Some records:
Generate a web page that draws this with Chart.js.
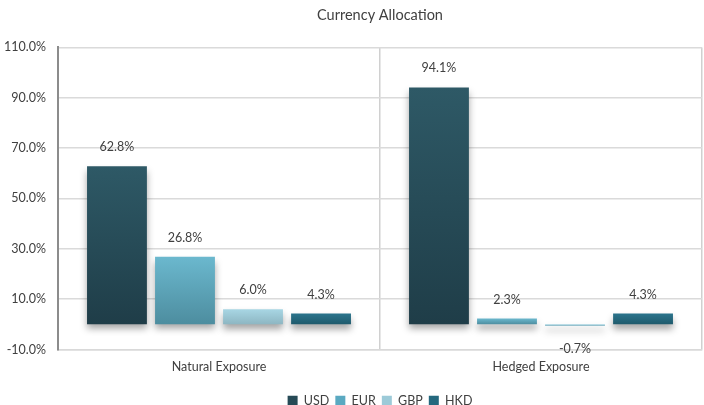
<!DOCTYPE html>
<html><head><meta charset="utf-8">
<script src="https://cdn.jsdelivr.net/npm/chart.js@4/dist/chart.umd.min.js"></script>
<style>html,body{margin:0;padding:0;background:#fff;}#wrap{width:704px;height:405px;}</style>
</head><body><div id="wrap"><canvas id="c"></canvas></div>
<script>
const categories = ["Natural Exposure", "Hedged Exposure"];
const seriesNames = ["USD", "EUR", "GBP", "HKD"];
const usd = [62.8, 94.1];
const eur = [26.8, 2.3];
const gbp = [6.0, -0.7];
const hkd = [4.3, 4.3];
const yTicks = [-10, 10, 30, 50, 70, 90, 110];

const FONT = 'Lato, "Open Sans", sans-serif';
const gradStops = [
  ["#2e5966", "#1f3d48"],
  ["#6bb8ce", "#4d8d9f"],
  ["#a8d6e4", "#8db6c2"],
  ["#2b748c", "#1f5a6c"]
];
const legendCols = ["#264a56", "#5aa9c1", "#9ccad8", "#24687e"];

function makeBg(i){
  return function(ctx){
    const chart = ctx.chart;
    if (ctx.type !== 'data') return legendCols[i];
    const y = chart.scales.y;
    if (!y || !chart.chartArea) return legendCols[i];
    const v = ctx.raw;
    const top = y.getPixelForValue(Math.max(v,0));
    const bot = y.getPixelForValue(Math.min(v,0));
    if (!isFinite(top) || !isFinite(bot) || top === bot) return gradStops[i][0];
    const g = chart.ctx.createLinearGradient(0, top, 0, bot);
    g.addColorStop(0, gradStops[i][0]);
    g.addColorStop(1, gradStops[i][1]);
    return g;
  };
}

const shadowPlugin = {
  id: 'shadow',
  beforeDatasetsDraw(chart){
    const c = chart.ctx; c.save();
    c.shadowColor = 'rgba(0,0,0,0.35)';
    c.shadowBlur = 7; c.shadowOffsetX = 0; c.shadowOffsetY = 5;
  },
  afterDatasetsDraw(chart){
    chart.ctx.restore();
    const c = chart.ctx;
    c.save();
    c.font = '12.5px ' + FONT;
    c.fillStyle = '#404040';
    c.textAlign = 'center';
    c.textBaseline = 'middle';
    chart.data.datasets.forEach((ds, di) => {
      const meta = chart.getDatasetMeta(di);
      meta.data.forEach((bar, j) => {
        const v = ds.data[j];
        const y = v >= 0 ? bar.y - 19 : bar.y + 23;
        c.fillText(v.toFixed(1) + '%', bar.x, y);
      });
    });
    c.restore();
  }
};

new Chart(document.getElementById('c'), {
  type: 'bar',
  data: {
    labels: categories,
    datasets: [usd, eur, gbp, hkd].map((d, i) => ({
      label: seriesNames[i],
      data: d,
      backgroundColor: makeBg(i),
      borderWidth: 0,
      categoryPercentage: 0.845,
      barPercentage: 0.88
    }))
  },
  options: {
    responsive: true,
    maintainAspectRatio: false,
    animation: false,
    layout: { padding: { left: 5, right: 2, top: 0, bottom: -12 } },
    plugins: {
      title: { display: true, fullSize: false, text: 'Currency Allocation', color: '#404040',
        font: { family: FONT, size: 14.5, weight: 'normal' },
        padding: { top: 7, bottom: 23 } },
      legend: { position: 'bottom', fullSize: false,
        labels: { boxWidth: 10, boxHeight: 10, color: '#404040', padding: 6,
          font: { family: FONT, size: 12.5 },
          generateLabels(chart){
            return seriesNames.map((n, i) => ({ text: n, fillStyle: legendCols[i], strokeStyle: legendCols[i], lineWidth: 0, datasetIndex: i, fontColor: '#404040' }));
          } } },
      tooltip: { enabled: false }
    },
    scales: {
      x: {
        afterFit(axis){ axis.height = 39; },
        grid: { display: true, offset: true, color: '#d0d0d0', lineWidth: 1.5, drawTicks: false },
        border: { display: true, color: '#d9d9d9', width: 1.5 },
        ticks: { color: '#404040', padding: 10, font: { family: FONT, size: 12.5 } }
      },
      y: {
        min: -10, max: 110,
        afterFit(axis){ axis.width = 53; },
        afterBuildTicks(axis){ axis.ticks = yTicks.map(v => ({ value: v })); },
        grid: {
          color: (c) => c.tick && c.tick.value === 0 ? '#8c8c8c' : '#dadada',
          lineWidth: (c) => c.tick && c.tick.value === 0 ? 2 : 1.5,
          drawTicks: false
        },
        border: { display: true, color: '#8c8c8c', width: 2 },
        ticks: { color: '#404040', padding: 12,
          font: { family: FONT, size: 12.5 },
          callback: (v) => Number(v).toFixed(1) + '%' }
      }
    }
  },
  plugins: [shadowPlugin]
});
</script></body></html>
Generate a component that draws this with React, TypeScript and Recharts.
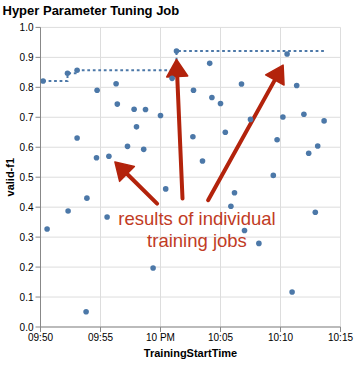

● WHAT IS NEEDED: Retype each line of the listing above word for word. Exclude the pictures.

● CORRECT RESPONSE:
Generate a web page that draws this with Chart.js.
<!DOCTYPE html>
<html><head><meta charset="utf-8">
<script src="https://cdn.jsdelivr.net/npm/chart.js@4/dist/chart.umd.min.js"></script>
<style>html,body{margin:0;padding:0;background:#fff;}#wrap{width:704px;height:405px;}</style>
</head><body><div id="wrap"><canvas id="c"></canvas></div>
<script>
const categories = ["Natural Exposure", "Hedged Exposure"];
const seriesNames = ["USD", "EUR", "GBP", "HKD"];
const usd = [62.8, 94.1];
const eur = [26.8, 2.3];
const gbp = [6.0, -0.7];
const hkd = [4.3, 4.3];
const yTicks = [-10, 10, 30, 50, 70, 90, 110];

const FONT = 'Lato, "Open Sans", sans-serif';
const gradStops = [
  ["#2e5966", "#1f3d48"],
  ["#6bb8ce", "#4d8d9f"],
  ["#a8d6e4", "#8db6c2"],
  ["#2b748c", "#1f5a6c"]
];
const legendCols = ["#264a56", "#5aa9c1", "#9ccad8", "#24687e"];

function makeBg(i){
  return function(ctx){
    const chart = ctx.chart;
    if (ctx.type !== 'data') return legendCols[i];
    const y = chart.scales.y;
    if (!y || !chart.chartArea) return legendCols[i];
    const v = ctx.raw;
    const top = y.getPixelForValue(Math.max(v,0));
    const bot = y.getPixelForValue(Math.min(v,0));
    if (!isFinite(top) || !isFinite(bot) || top === bot) return gradStops[i][0];
    const g = chart.ctx.createLinearGradient(0, top, 0, bot);
    g.addColorStop(0, gradStops[i][0]);
    g.addColorStop(1, gradStops[i][1]);
    return g;
  };
}

const shadowPlugin = {
  id: 'shadow',
  beforeDatasetsDraw(chart){
    const c = chart.ctx; c.save();
    c.shadowColor = 'rgba(0,0,0,0.35)';
    c.shadowBlur = 7; c.shadowOffsetX = 0; c.shadowOffsetY = 5;
  },
  afterDatasetsDraw(chart){
    chart.ctx.restore();
    const c = chart.ctx;
    c.save();
    c.font = '12.5px ' + FONT;
    c.fillStyle = '#404040';
    c.textAlign = 'center';
    c.textBaseline = 'middle';
    chart.data.datasets.forEach((ds, di) => {
      const meta = chart.getDatasetMeta(di);
      meta.data.forEach((bar, j) => {
        const v = ds.data[j];
        const y = v >= 0 ? bar.y - 19 : bar.y + 23;
        c.fillText(v.toFixed(1) + '%', bar.x, y);
      });
    });
    c.restore();
  }
};

new Chart(document.getElementById('c'), {
  type: 'bar',
  data: {
    labels: categories,
    datasets: [usd, eur, gbp, hkd].map((d, i) => ({
      label: seriesNames[i],
      data: d,
      backgroundColor: makeBg(i),
      borderWidth: 0,
      categoryPercentage: 0.845,
      barPercentage: 0.88
    }))
  },
  options: {
    responsive: true,
    maintainAspectRatio: false,
    animation: false,
    layout: { padding: { left: 5, right: 2, top: 0, bottom: -12 } },
    plugins: {
      title: { display: true, fullSize: false, text: 'Currency Allocation', color: '#404040',
        font: { family: FONT, size: 14.5, weight: 'normal' },
        padding: { top: 7, bottom: 23 } },
      legend: { position: 'bottom', fullSize: false,
        labels: { boxWidth: 10, boxHeight: 10, color: '#404040', padding: 6,
          font: { family: FONT, size: 12.5 },
          generateLabels(chart){
            return seriesNames.map((n, i) => ({ text: n, fillStyle: legendCols[i], strokeStyle: legendCols[i], lineWidth: 0, datasetIndex: i, fontColor: '#404040' }));
          } } },
      tooltip: { enabled: false }
    },
    scales: {
      x: {
        afterFit(axis){ axis.height = 39; },
        grid: { display: true, offset: true, color: '#d0d0d0', lineWidth: 1.5, drawTicks: false },
        border: { display: true, color: '#d9d9d9', width: 1.5 },
        ticks: { color: '#404040', padding: 10, font: { family: FONT, size: 12.5 } }
      },
      y: {
        min: -10, max: 110,
        afterFit(axis){ axis.width = 53; },
        afterBuildTicks(axis){ axis.ticks = yTicks.map(v => ({ value: v })); },
        grid: {
          color: (c) => c.tick && c.tick.value === 0 ? '#8c8c8c' : '#dadada',
          lineWidth: (c) => c.tick && c.tick.value === 0 ? 2 : 1.5,
          drawTicks: false
        },
        border: { display: true, color: '#8c8c8c', width: 2 },
        ticks: { color: '#404040', padding: 12,
          font: { family: FONT, size: 12.5 },
          callback: (v) => Number(v).toFixed(1) + '%' }
      }
    }
  },
  plugins: [shadowPlugin]
});
</script></body></html>
Generate a component that draws this with React, TypeScript and Recharts.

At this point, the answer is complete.